Poster Session P2.2 Reducing the impact of noise abatement practices on airport capacity by forecasting situational dependent aircraft noise propagation

Monday, 4 October 2004
R. Sharman, NCAR, Boulder, CO; and T. Keller

Handout (188.7 kB)

In attempts to reduce population exposure to aircraft noise near large airports, current approach and departure routes have been developed based upon population analyses and static meteorological climatologies as implemented for example in the FAA Integrated Noise Model (INM). However, commercial aircraft have noise “footprints” that are determined not only by the operational configuration of the aircraft but also by the highly variable atmospheric environment through which the sound is propagating. The existing approach and departure routes do not reflect these dynamically changing patterns of noise dispersion and propagation.

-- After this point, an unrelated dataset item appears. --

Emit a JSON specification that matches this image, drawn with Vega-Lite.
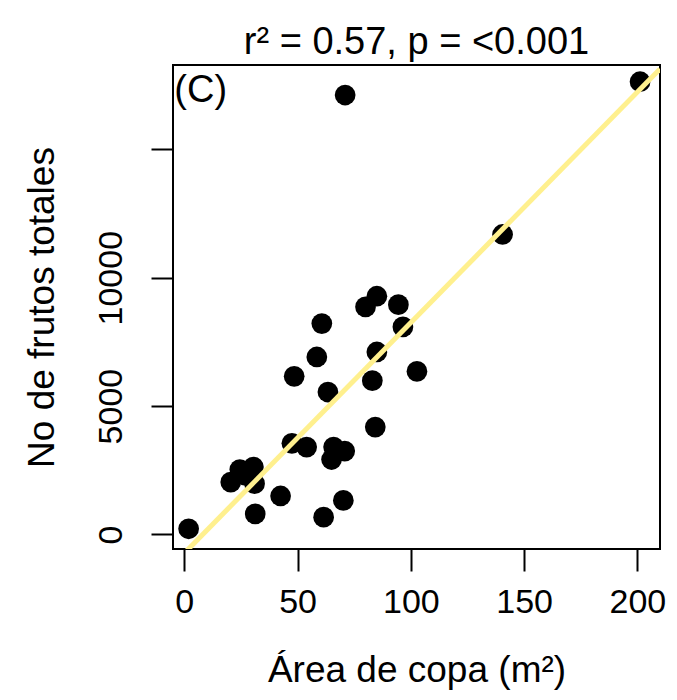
{
  "$schema": "https://vega.github.io/schema/vega-lite/v6.json",
  "width": 487,
  "height": 484,
  "autosize": {"type": "none"},
  "padding": {"left": 173, "top": 65, "right": 17, "bottom": 151},
  "background": "white",
  "title": {
    "text": "r² = 0.57, p = <0.001",
    "font": "Liberation Sans",
    "fontSize": 38,
    "fontWeight": "normal",
    "color": "black",
    "baseline": "alphabetic",
    "offset": -27,
    "anchor": "middle"
  },
  "config": {
    "view": {"stroke": "black", "strokeWidth": 2},
    "axis": {
      "domain": false,
      "grid": false,
      "tickColor": "black",
      "tickWidth": 2,
      "tickSize": 22,
      "labelFont": "Liberation Sans",
      "labelFontSize": 34,
      "labelColor": "black",
      "titleFont": "Liberation Sans",
      "titleFontSize": 37,
      "titleFontWeight": "normal",
      "titleColor": "black"
    }
  },
  "layer": [
    {
      "data": {
        "values": [
          {"area": 1.9, "frutos": 222},
          {"area": 60.7, "frutos": 8214},
          {"area": 58.5, "frutos": 6913},
          {"area": 48.5, "frutos": 6160},
          {"area": 63.4, "frutos": 5549},
          {"area": 80.0, "frutos": 8862},
          {"area": 85.0, "frutos": 9280},
          {"area": 94.5, "frutos": 8950},
          {"area": 96.5, "frutos": 8083},
          {"area": 85.0, "frutos": 7108},
          {"area": 83.0, "frutos": 5990},
          {"area": 102.7, "frutos": 6350},
          {"area": 84.3, "frutos": 4184},
          {"area": 47.5, "frutos": 3550},
          {"area": 54.0, "frutos": 3405},
          {"area": 65.9, "frutos": 3405},
          {"area": 70.8, "frutos": 3250},
          {"area": 65.0, "frutos": 2920},
          {"area": 24.5, "frutos": 2530},
          {"area": 27.0, "frutos": 2300},
          {"area": 30.5, "frutos": 2624},
          {"area": 20.5, "frutos": 2040},
          {"area": 31.0, "frutos": 1980},
          {"area": 42.5, "frutos": 1500},
          {"area": 31.3, "frutos": 800},
          {"area": 61.5, "frutos": 675},
          {"area": 70.2, "frutos": 1326},
          {"area": 71.0, "frutos": 17115},
          {"area": 201.2, "frutos": 17634},
          {"area": 140.5, "frutos": 11684}
        ]
      },
      "mark": {"type": "circle", "size": 430, "color": "black", "opacity": 1},
      "encoding": {
        "x": {
          "field": "area",
          "type": "quantitative",
          "scale": {"domain": [-5, 210], "nice": false, "zero": false},
          "axis": {
            "title": "Área de copa (m²)",
            "values": [0, 50, 100, 150, 200],
            "labelPadding": 14,
            "titlePadding": 33
          }
        },
        "y": {
          "field": "frutos",
          "type": "quantitative",
          "scale": {"domain": [-565, 18285], "nice": false, "zero": false},
          "axis": {
            "title": "No de frutos totales",
            "values": [0, 5000, 10000, 15000],
            "labelExpr": "datum.value == 15000 ? '' : datum.label",
            "format": "d",
            "labelAngle": -90,
            "labelAlign": "center",
            "labelBaseline": "bottom",
            "labelPadding": 23,
            "titlePadding": 33
          }
        }
      }
    },
    {
      "data": {"values": [{"area": -5, "frutos": -1177}, {"area": 210, "frutos": 18130}]},
      "mark": {"type": "line", "color": "#FFF08E", "strokeWidth": 5, "clip": true},
      "encoding": {
        "x": {"field": "area", "type": "quantitative"},
        "y": {"field": "frutos", "type": "quantitative"}
      }
    },
    {
      "data": {"values": [{"label": "(C)", "area": -4.4, "frutos": 16842}]},
      "mark": {"type": "text", "font": "Liberation Sans", "fontSize": 38, "align": "left", "baseline": "alphabetic", "color": "black"},
      "encoding": {
        "x": {"field": "area", "type": "quantitative"},
        "y": {"field": "frutos", "type": "quantitative"},
        "text": {"field": "label"}
      }
    }
  ]
}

This paper attempts to quantify the influence of meteorological variability on the shape and extent of aircraft acoustic footprints by using a sound propagation model to predict the acoustic propagation patterns. Both idealized meteorological profiles and actual profiles from soundings are used in the evaluation. For the cases examined, the acoustic footprint is usually smaller than that predicted by the INM, but can also be substantially larger in particular directions around the aircraft due to sound channeling by low level wind shears. With the combined use of a sound model and meteorological measurements and/or forecasts it may be possible to develop runway use strategies to minimize population exposure to aircraft noise while reducing the adverse effects of noise abatement procedures on airport operations.